Tende nell’Università di Palermo: la protesta per il diritto allo studio che non c’è
Di solito, se esiste un diritto, chi è idoneo a usufruirne non deve far altro che firmare un documento che attesti il conseguimento di ciò che gli spetta. Di diritto, appunto. A Parlermo no. Gli studenti universitari a cui spetterebbe un posto letto e non lo ricevono e devono piantare delle tende davanti all’università per avere un “tetto” sulla testa.
Dal 4 novembre, una decina di studenti dormono in questi rifugi di fortuna e si lavano nei bagni dell’ateneo per accendere la luce sul diritto allo studio. Ma sono molti di più i ragazzi che si sono uniti alla protesta e sostengono questa forma di manifestazione.
I vertici dell’Università di Palermo hanno colto il senso di frustrazione dei ragazzi e non hanno ordinato lo sgombero del picchetto. Anzi, per ciò che rientra nelle sue competenze, il rettore Fabrizio Micari si è impegnato personalmente a sbrogliare alcune pratiche per garantire altri 70 posti letto oltre ai 743 che l’Università di Palermo ha a disposizione per gli studenti meno abbienti.
Gli studenti: «Siamo rimasti sconvolti»
Ma non basta. La situazione a Palermo è questa: su 2700 studenti idonei al posto letto in residenza, solo 743 hanno ricevuto effettivamente una situazione. «Siamo rimasti sconvolti – racconta a Open Youssef Amraoui – il 17 ottobre sono state pubblicate le graduatorie dell’Ersu, l’Ente regionale per il diritto allo studio, e su 1300 studenti del primo anno aventi diritto al posto letto, quindi idonei, solo 232 hanno avuto una sistemazione».
Così Youssef e altri colleghi universitari hanno fondato il Csms, il Comitato spontaneo di mobilitazione studentesca: con l’hashtag #idoneiallostudio stanno portando avanti la protesta perché i diritti degli studenti vengano onorati. «La verità è che la colpa non ricade sull’Unipal – l’Università di Palermo, ndr. -. I Fondi integrativi statali per il diritto allo studio si aggirano sui 200 milioni di euro per tutta Italia. È ovvio che l’istruzione non è considerata un asset strategico del Paese».
«La matricola numero 233, idonea a un posto letto ma alla quale non è stato garantito questo diritto – racconta Youssef – ha un Isee di 2.800 euro: tutti quelli che hanno un Isee maggiore o uguale al suo sono fuori, per strada». C’è poca considerazione di quello che è il diritto allo studio: «Trasferirsi a Palermo per studiare in università, con quel reddito, è insostenibile. Con questa volontà politica si dice: “Tu sei figlio di un disoccupato, di un operaio che vive nell’entroterra, non puoi andare a studiare all’università di Palermo”».

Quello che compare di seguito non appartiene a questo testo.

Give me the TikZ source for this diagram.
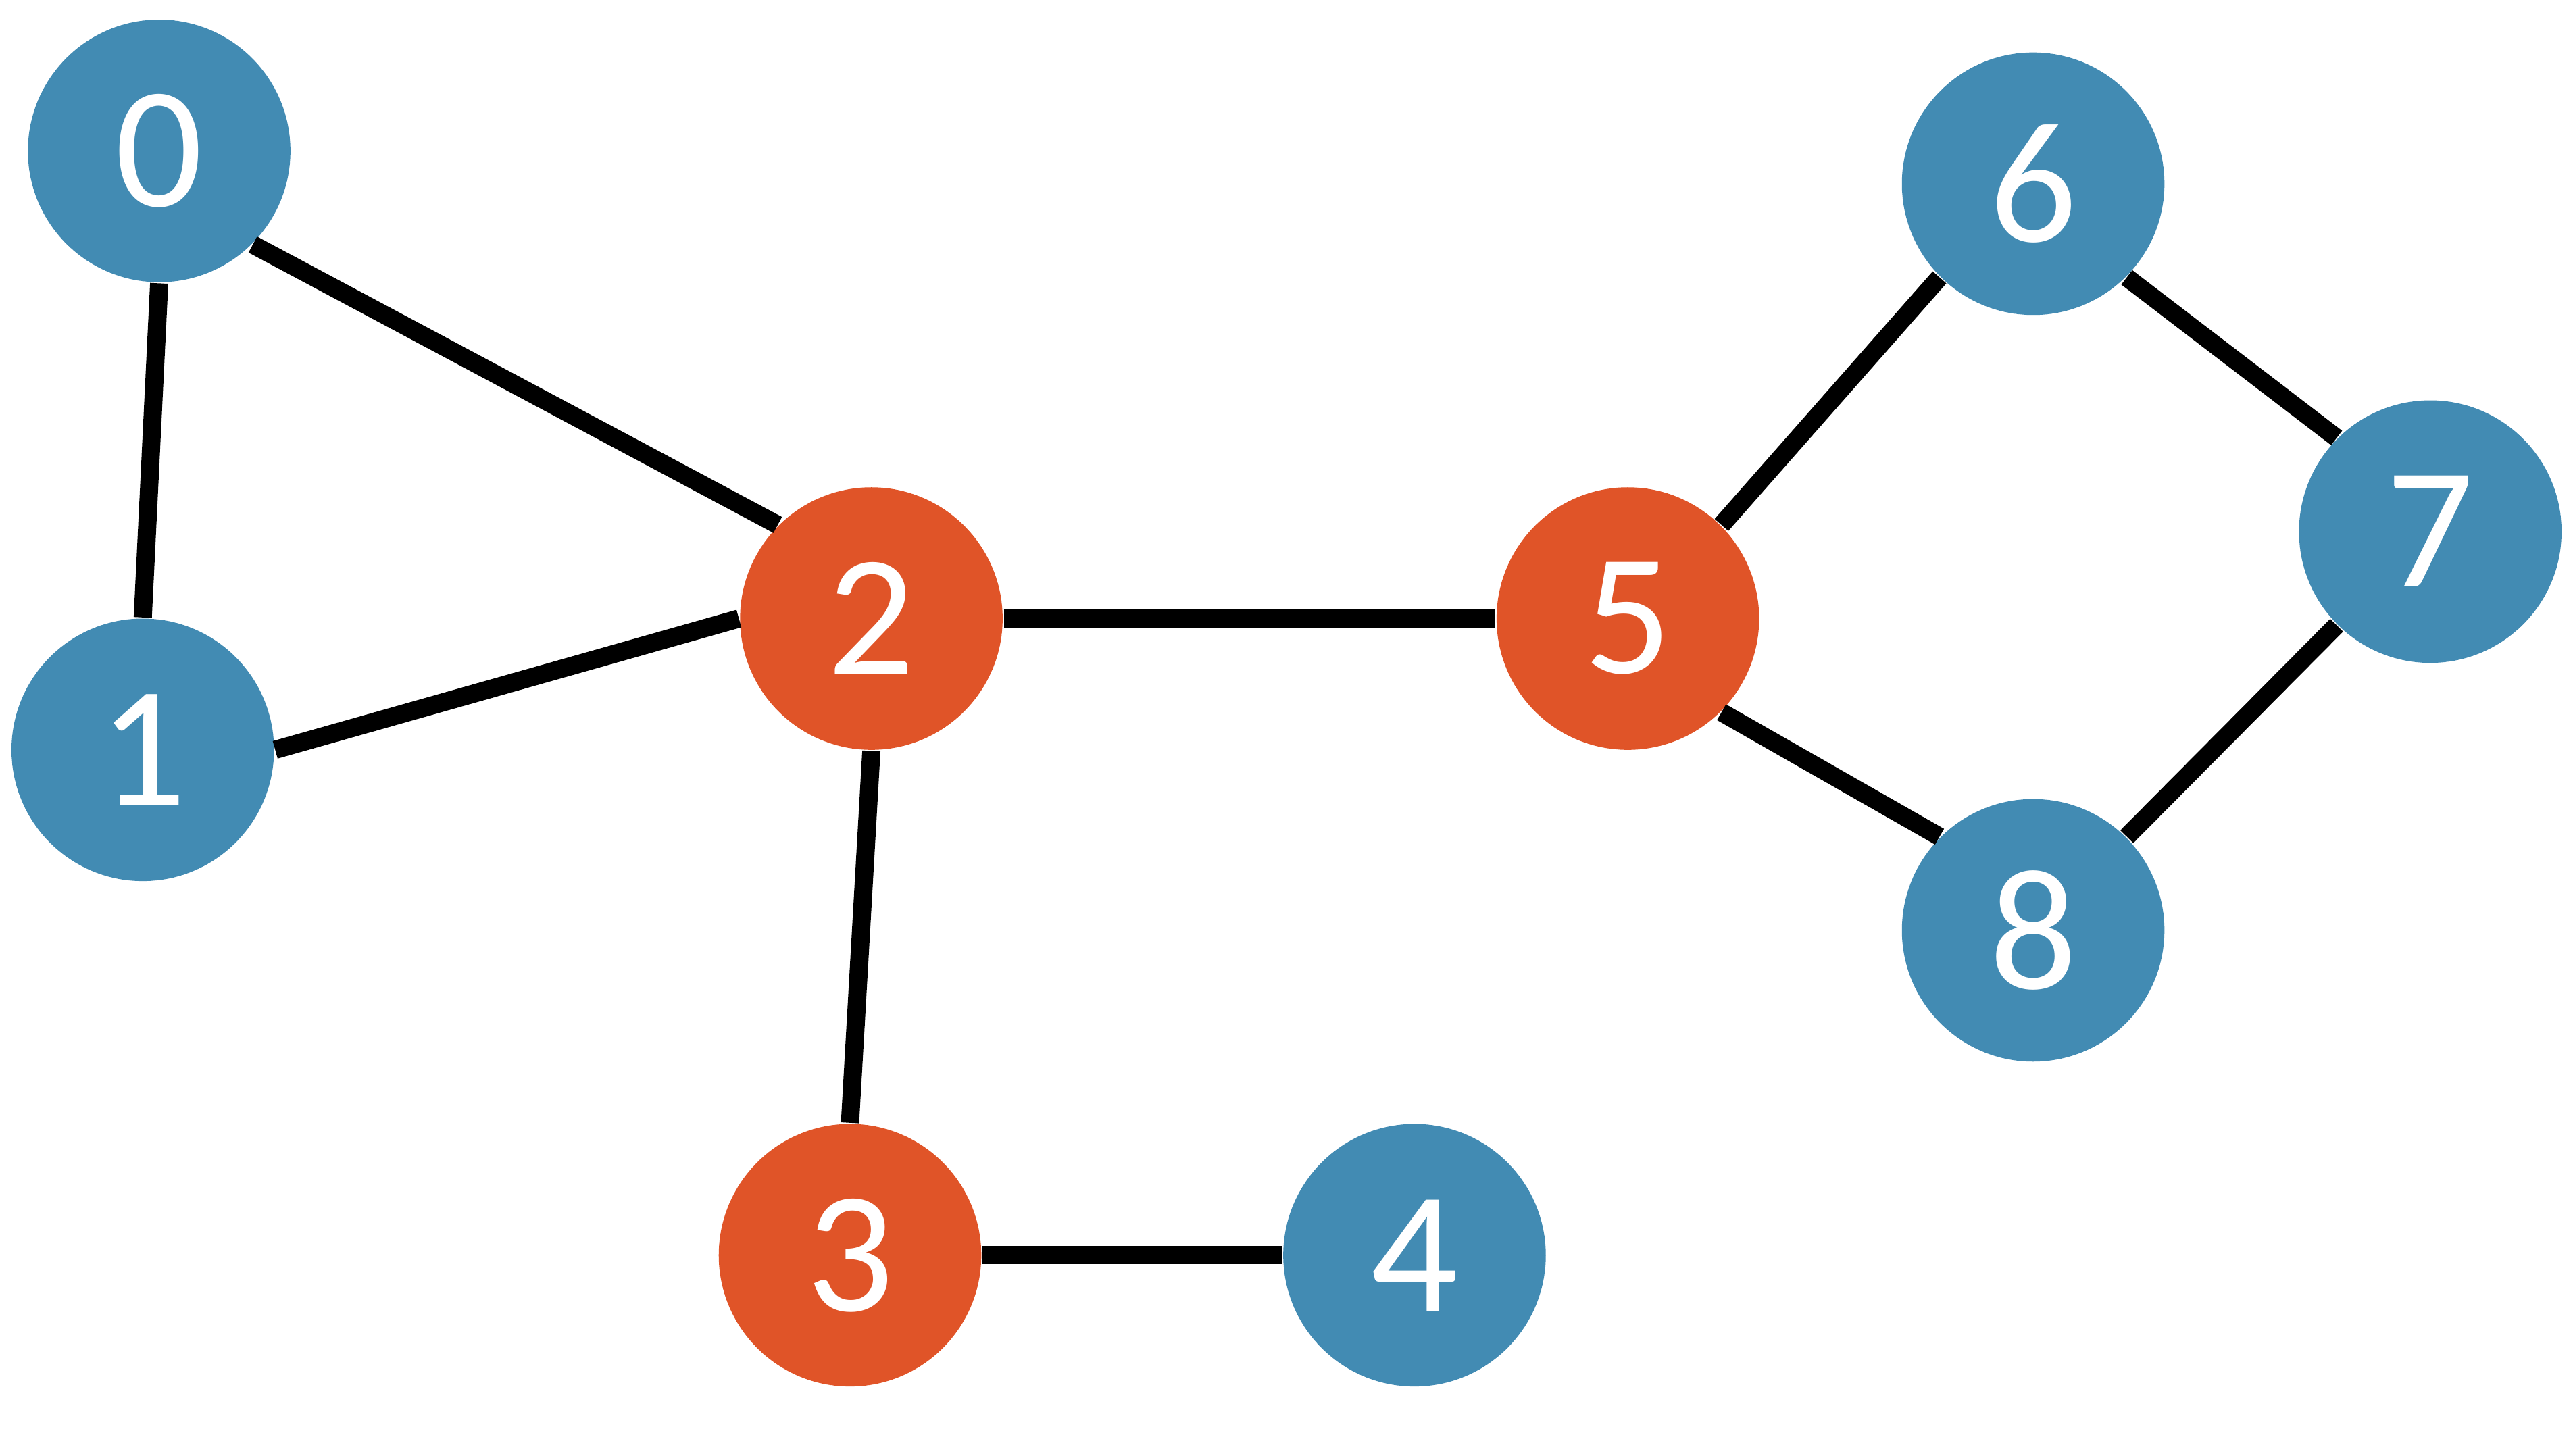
\documentclass[tikz,border=0pt]{standalone}
\usepackage{fontspec}
\setmainfont{Carlito}
\usetikzlibrary{positioning}
\definecolor{vblue}{HTML}{428BB3}
\definecolor{vred}{HTML}{E05428}
\tikzset
{
    vertex/.style = {circle, minimum size=1.6cm, inner sep=0pt, text=white, font=\fontsize{30}{36}\selectfont},
    bluev/.style  = {vertex, fill=vblue},
    redv/.style   = {vertex, fill=vred},
    link/.style   = {draw=black, line width=3.15pt}
}

\begin{document}
\begin{tikzpicture}
    \useasboundingbox (0,0) rectangle (15.68,8.87);
    % vertices
    \node [bluev] (v0) at (0.97, 7.95) {0};
    \node [bluev] (v1) at (0.87, 4.30) {1};
    \node [redv]  (v2) at (5.31, 5.10) {2};
    \node [redv]  (v3) at (5.18, 1.22) {3};
    \node [bluev] (v4) at (8.62, 1.22) {4};
    \node [redv]  (v5) at (9.92, 5.10) {5};
    \node [bluev] (v6) at (12.39, 7.75) {6};
    \node [bluev] (v7) at (14.81, 5.63) {7};
    \node [bluev] (v8) at (12.39, 3.20) {8};
    % edges
    \draw [link] (v0.south) -- (v1.north);
    \draw [link] (v0.south east) -- (v2.north west);
    \draw [link] (v1.east) -- (v2.west);
    \draw [link] (v2.south) -- (v3.north);
    \draw [link] (v2.east) -- (v5.west);
    \draw [link] (v3.east) -- (v4.west);
    \draw [link] (v5.north east) -- (v6.south west);
    \draw [link] (v5.south east) -- (v8.north west);
    \draw [link] (v6.south east) -- (v7.north west);
    \draw [link] (v7.south west) -- (v8.north east);
\end{tikzpicture}
\end{document}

L’83% degli studenti del primo anno di triennale o magistrale che hanno diritto a un posto letto per studiare a Palermo, non ha ricevuto una sistemazione. «Per questo le nostre tende sono ancora lì fuori – spiega Youssef, che dorme in un sacco a pelo da quasi una settimana -. Ho amici che potrebbero ospitarmi, ho una madre a 130 km da qui. Ma non è questo il modo giusto, non possiamo abdicare a un diritto garantito dall’art. 34 della Costituzione».
«Siamo stati ricevuti il 6 novembre dal rettore dell’Università Fabrizio Micari. Abbiamo sollevato la questione dell’Hotel Patria – una struttura messa a nuovo dall’Università, dotata di servizio di portineria e 70 posti letto disponibili per gli studenti – ma ci ha detto che manca il certificato di agibilità sismica – racconta Youssef -. Vorremmo che fossero velocizzate le procedure, non si possono aspettare i tempi della burocrazia siciliana e lasciare 70 studenti senza un tetto sopra la testa. Il rettore ci ha promesso che si impegnerà personalmente, ma non basta».
L’appello dei manifestanti
Lo studente lancia un appello: «A tutta la giunta regionale della Sicilia, a tutti i capigruppo parlamentari, anche quelli all’opposizione, chiediamo che stanzino già nella prossima finanziaria un aumento sostanziale all’ente regionale del diritto allo studio: bisogna coprire il 100% degli aventi diritto ai posti letto e alle borse di studio».
Poi Youssef fa una triste constatazione: «Questa dovrebbe essere la normalità in un Paese civile. Il mondo è pieno di disuguaglianze, ma l’università dovrebbe essere una zona franca, uno spazio in cui tutti dovrebbero avere le stesse opportunità. Tutti i giovani dovrebbero essere livellati, ma al rialzo: uno studente non può essere danneggiato in partenza. Questo è un diritto costituzionale e, in Italia, viene costantemente negato».